Start of Supplied information
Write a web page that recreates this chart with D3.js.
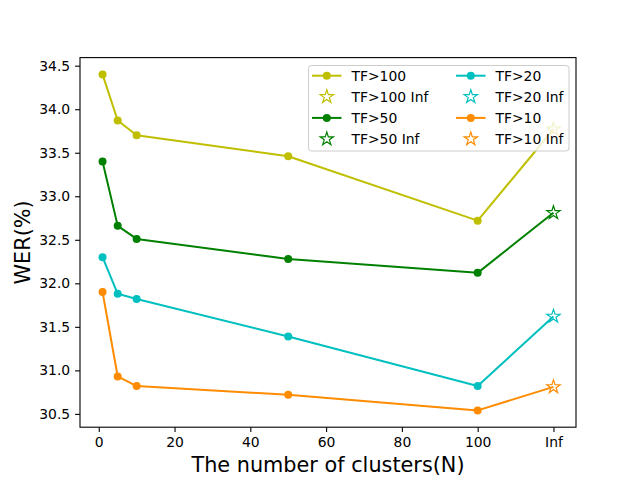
<!DOCTYPE html>
<html>
<head>
<meta charset="utf-8">
<script src="https://cdn.jsdelivr.net/npm/d3@7"></script>
<style>
  body { margin: 0; background: #fff; }
  svg { font-family: "DejaVu Sans", sans-serif; }
</style>
</head>
<body>
<svg id="svg"></svg>
<script>
// cluster counts, the last one stands for "Inf"
const clusters = [1, 5, 10, 50, 100, 120]
const xTicks = [0, 20, 40, 60, 80, 100, 120]
const xTickLabels = ["0", "20", "40", "60", "80", "100", "Inf"]
const yTicks = [30.5, 31.0, 31.5, 32.0, 32.5, 33.0, 33.5, 34.0, 34.5]

const tf100 = [34.40, 33.87, 33.70, 33.46, 32.72, 33.77]
const tf50 = [33.40, 32.66, 32.51, 32.28, 32.12, 32.81]
const tf20 = [32.30, 31.88, 31.82, 31.39, 30.82, 31.62]
const tf10 = [31.90, 30.93, 30.82, 30.72, 30.54, 30.81]

const seriesNames = ["TF>100", "TF>50", "TF>20", "TF>10"]
const seriesValues = [tf100, tf50, tf20, tf10]
const seriesColors = ["#bfbf00", "#008000", "#00bfbf", "#ff8c00"]

const width = 640, height = 480
const margin = { left: 80, right: 64, top: 57.6, bottom: 52.8 }

const svg = d3.select("#svg").attr("width", width).attr("height", height)

const x = d3.scaleLinear()
  .domain([-4.95, 125.95])
  .range([margin.left, width - margin.right])

const y = d3.scaleLinear()
  .domain([30.347, 34.593])
  .range([height - margin.bottom, margin.top])

const plot = svg.append("g")

const line = d3.line()
  .x((d, i) => x(clusters[i]))
  .y((d) => y(d))

const star = d3.symbol().type(d3.symbolStar).size(55)

seriesValues.forEach((vals, k) => {
  const color = seriesColors[k]
  plot.append("path")
    .attr("d", line(vals))
    .attr("fill", "none")
    .attr("stroke", color)
    .attr("stroke-width", 2)
    .attr("stroke-linejoin", "round")

  plot.selectAll("circle.s" + k)
    .data(vals.slice(0, 5))
    .enter()
    .append("circle")
    .attr("cx", (d, i) => x(clusters[i]))
    .attr("cy", (d) => y(d))
    .attr("r", 4)
    .attr("fill", color)

  plot.append("path")
    .attr("d", star())
    .attr("transform", `translate(${x(clusters[5])}, ${y(vals[5])})`)
    .attr("fill", "none")
    .attr("stroke", color)
    .attr("stroke-width", 1.2)
})

// axes
const xAxis = d3.axisBottom(x)
  .tickValues(xTicks)
  .tickFormat((d, i) => xTickLabels[i])
  .tickSize(4.9)
  .tickPadding(4.9)

const yAxis = d3.axisLeft(y)
  .tickValues(yTicks)
  .tickFormat(d3.format(".1f"))
  .tickSize(4.9)
  .tickPadding(4.9)

const gx = svg.append("g")
  .attr("transform", `translate(0, ${height - margin.bottom})`)
  .call(xAxis)

const gy = svg.append("g")
  .attr("transform", `translate(${margin.left}, 0)`)
  .call(yAxis)

for (const g of [gx, gy]) {
  g.select(".domain").remove()
  g.selectAll(".tick line").attr("stroke", "#000").attr("stroke-width", 1.1)
  g.selectAll(".tick text")
    .attr("fill", "#000")
    .style("font-size", "13.9px")
    .style("font-family", "DejaVu Sans")
}

svg.append("rect")
  .attr("x", margin.left)
  .attr("y", margin.top)
  .attr("width", width - margin.left - margin.right)
  .attr("height", height - margin.top - margin.bottom)
  .attr("fill", "none")
  .attr("stroke", "#000")
  .attr("stroke-width", 1.1)

svg.append("text")
  .attr("x", (margin.left + width - margin.right) / 2)
  .attr("y", 472)
  .attr("text-anchor", "middle")
  .style("font-size", "20.8px")
  .text("The number of clusters(N)")

svg.append("text")
  .attr("transform", `translate(30, ${(margin.top + height - margin.bottom) / 2}) rotate(-90)`)
  .attr("text-anchor", "middle")
  .style("font-size", "20.8px")
  .text("WER(%)")

// legend, two columns
const legend = svg.append("g")
legend.append("rect")
  .attr("x", 308.5)
  .attr("y", 65.5)
  .attr("width", 260.5)
  .attr("height", 85.5)
  .attr("rx", 3)
  .attr("fill", "#fff")
  .attr("fill-opacity", 0.8)
  .attr("stroke", "#cccccc")
  .attr("stroke-width", 1)

const entries = []
seriesNames.forEach((name, k) => {
  entries.push({ label: name, color: seriesColors[k], kind: "line" })
  entries.push({ label: name + " Inf", color: seriesColors[k], kind: "star" })
})

const item = legend.selectAll("g.item")
  .data(entries)
  .enter()
  .append("g")
  .classed("item", true)
  .attr("transform", (d, i) => {
    const col = Math.floor(i / 4)
    const row = i % 4
    return `translate(${312 + col * 144}, ${75.7 + row * 21.1})`
  })

item.filter((d) => d.kind === "line")
  .append("line")
  .attr("x1", 0).attr("x2", 29.5)
  .attr("stroke", (d) => d.color)
  .attr("stroke-width", 2)

item.filter((d) => d.kind === "line")
  .append("circle")
  .attr("cx", 14.8)
  .attr("r", 4)
  .attr("fill", (d) => d.color)

item.filter((d) => d.kind === "star")
  .append("path")
  .attr("d", star())
  .attr("transform", "translate(14.8, 0)")
  .attr("fill", "none")
  .attr("stroke", (d) => d.color)
  .attr("stroke-width", 1.2)

item.append("text")
  .attr("x", 39.5)
  .attr("dy", "0.36em")
  .style("font-size", "13.9px")
  .text((d) => d.label)
</script>
</body>
</html>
End of Supplied information
*Exercise details*
Set the pictures aside and transcribe the data above exactly.

*Result of this task*
Write a web page that recreates this chart with D3.js.
<!DOCTYPE html>
<html>
<head>
<meta charset="utf-8">
<script src="https://cdn.jsdelivr.net/npm/d3@7"></script>
<style>
  body { margin: 0; background: #fff; }
  svg { font-family: "DejaVu Sans", sans-serif; }
</style>
</head>
<body>
<svg id="svg"></svg>
<script>
// cluster counts, the last one stands for "Inf"
const clusters = [1, 5, 10, 50, 100, 120]
const xTicks = [0, 20, 40, 60, 80, 100, 120]
const xTickLabels = ["0", "20", "40", "60", "80", "100", "Inf"]
const yTicks = [30.5, 31.0, 31.5, 32.0, 32.5, 33.0, 33.5, 34.0, 34.5]

const tf100 = [34.40, 33.87, 33.70, 33.46, 32.72, 33.77]
const tf50 = [33.40, 32.66, 32.51, 32.28, 32.12, 32.81]
const tf20 = [32.30, 31.88, 31.82, 31.39, 30.82, 31.62]
const tf10 = [31.90, 30.93, 30.82, 30.72, 30.54, 30.81]

const seriesNames = ["TF>100", "TF>50", "TF>20", "TF>10"]
const seriesValues = [tf100, tf50, tf20, tf10]
const seriesColors = ["#bfbf00", "#008000", "#00bfbf", "#ff8c00"]

const width = 640, height = 480
const margin = { left: 80, right: 64, top: 57.6, bottom: 52.8 }

const svg = d3.select("#svg").attr("width", width).attr("height", height)

const x = d3.scaleLinear()
  .domain([-4.95, 125.95])
  .range([margin.left, width - margin.right])

const y = d3.scaleLinear()
  .domain([30.347, 34.593])
  .range([height - margin.bottom, margin.top])

const plot = svg.append("g")

const line = d3.line()
  .x((d, i) => x(clusters[i]))
  .y((d) => y(d))

const star = d3.symbol().type(d3.symbolStar).size(55)

seriesValues.forEach((vals, k) => {
  const color = seriesColors[k]
  plot.append("path")
    .attr("d", line(vals))
    .attr("fill", "none")
    .attr("stroke", color)
    .attr("stroke-width", 2)
    .attr("stroke-linejoin", "round")

  plot.selectAll("circle.s" + k)
    .data(vals.slice(0, 5))
    .enter()
    .append("circle")
    .attr("cx", (d, i) => x(clusters[i]))
    .attr("cy", (d) => y(d))
    .attr("r", 4)
    .attr("fill", color)

  plot.append("path")
    .attr("d", star())
    .attr("transform", `translate(${x(clusters[5])}, ${y(vals[5])})`)
    .attr("fill", "none")
    .attr("stroke", color)
    .attr("stroke-width", 1.2)
})

// axes
const xAxis = d3.axisBottom(x)
  .tickValues(xTicks)
  .tickFormat((d, i) => xTickLabels[i])
  .tickSize(4.9)
  .tickPadding(4.9)

const yAxis = d3.axisLeft(y)
  .tickValues(yTicks)
  .tickFormat(d3.format(".1f"))
  .tickSize(4.9)
  .tickPadding(4.9)

const gx = svg.append("g")
  .attr("transform", `translate(0, ${height - margin.bottom})`)
  .call(xAxis)

const gy = svg.append("g")
  .attr("transform", `translate(${margin.left}, 0)`)
  .call(yAxis)

for (const g of [gx, gy]) {
  g.select(".domain").remove()
  g.selectAll(".tick line").attr("stroke", "#000").attr("stroke-width", 1.1)
  g.selectAll(".tick text")
    .attr("fill", "#000")
    .style("font-size", "13.9px")
    .style("font-family", "DejaVu Sans")
}

svg.append("rect")
  .attr("x", margin.left)
  .attr("y", margin.top)
  .attr("width", width - margin.left - margin.right)
  .attr("height", height - margin.top - margin.bottom)
  .attr("fill", "none")
  .attr("stroke", "#000")
  .attr("stroke-width", 1.1)

svg.append("text")
  .attr("x", (margin.left + width - margin.right) / 2)
  .attr("y", 472)
  .attr("text-anchor", "middle")
  .style("font-size", "20.8px")
  .text("The number of clusters(N)")

svg.append("text")
  .attr("transform", `translate(30, ${(margin.top + height - margin.bottom) / 2}) rotate(-90)`)
  .attr("text-anchor", "middle")
  .style("font-size", "20.8px")
  .text("WER(%)")

// legend, two columns
const legend = svg.append("g")
legend.append("rect")
  .attr("x", 308.5)
  .attr("y", 65.5)
  .attr("width", 260.5)
  .attr("height", 85.5)
  .attr("rx", 3)
  .attr("fill", "#fff")
  .attr("fill-opacity", 0.8)
  .attr("stroke", "#cccccc")
  .attr("stroke-width", 1)

const entries = []
seriesNames.forEach((name, k) => {
  entries.push({ label: name, color: seriesColors[k], kind: "line" })
  entries.push({ label: name + " Inf", color: seriesColors[k], kind: "star" })
})

const item = legend.selectAll("g.item")
  .data(entries)
  .enter()
  .append("g")
  .classed("item", true)
  .attr("transform", (d, i) => {
    const col = Math.floor(i / 4)
    const row = i % 4
    return `translate(${312 + col * 144}, ${75.7 + row * 21.1})`
  })

item.filter((d) => d.kind === "line")
  .append("line")
  .attr("x1", 0).attr("x2", 29.5)
  .attr("stroke", (d) => d.color)
  .attr("stroke-width", 2)

item.filter((d) => d.kind === "line")
  .append("circle")
  .attr("cx", 14.8)
  .attr("r", 4)
  .attr("fill", (d) => d.color)

item.filter((d) => d.kind === "star")
  .append("path")
  .attr("d", star())
  .attr("transform", "translate(14.8, 0)")
  .attr("fill", "none")
  .attr("stroke", (d) => d.color)
  .attr("stroke-width", 1.2)

item.append("text")
  .attr("x", 39.5)
  .attr("dy", "0.36em")
  .style("font-size", "13.9px")
  .text((d) => d.label)
</script>
</body>
</html>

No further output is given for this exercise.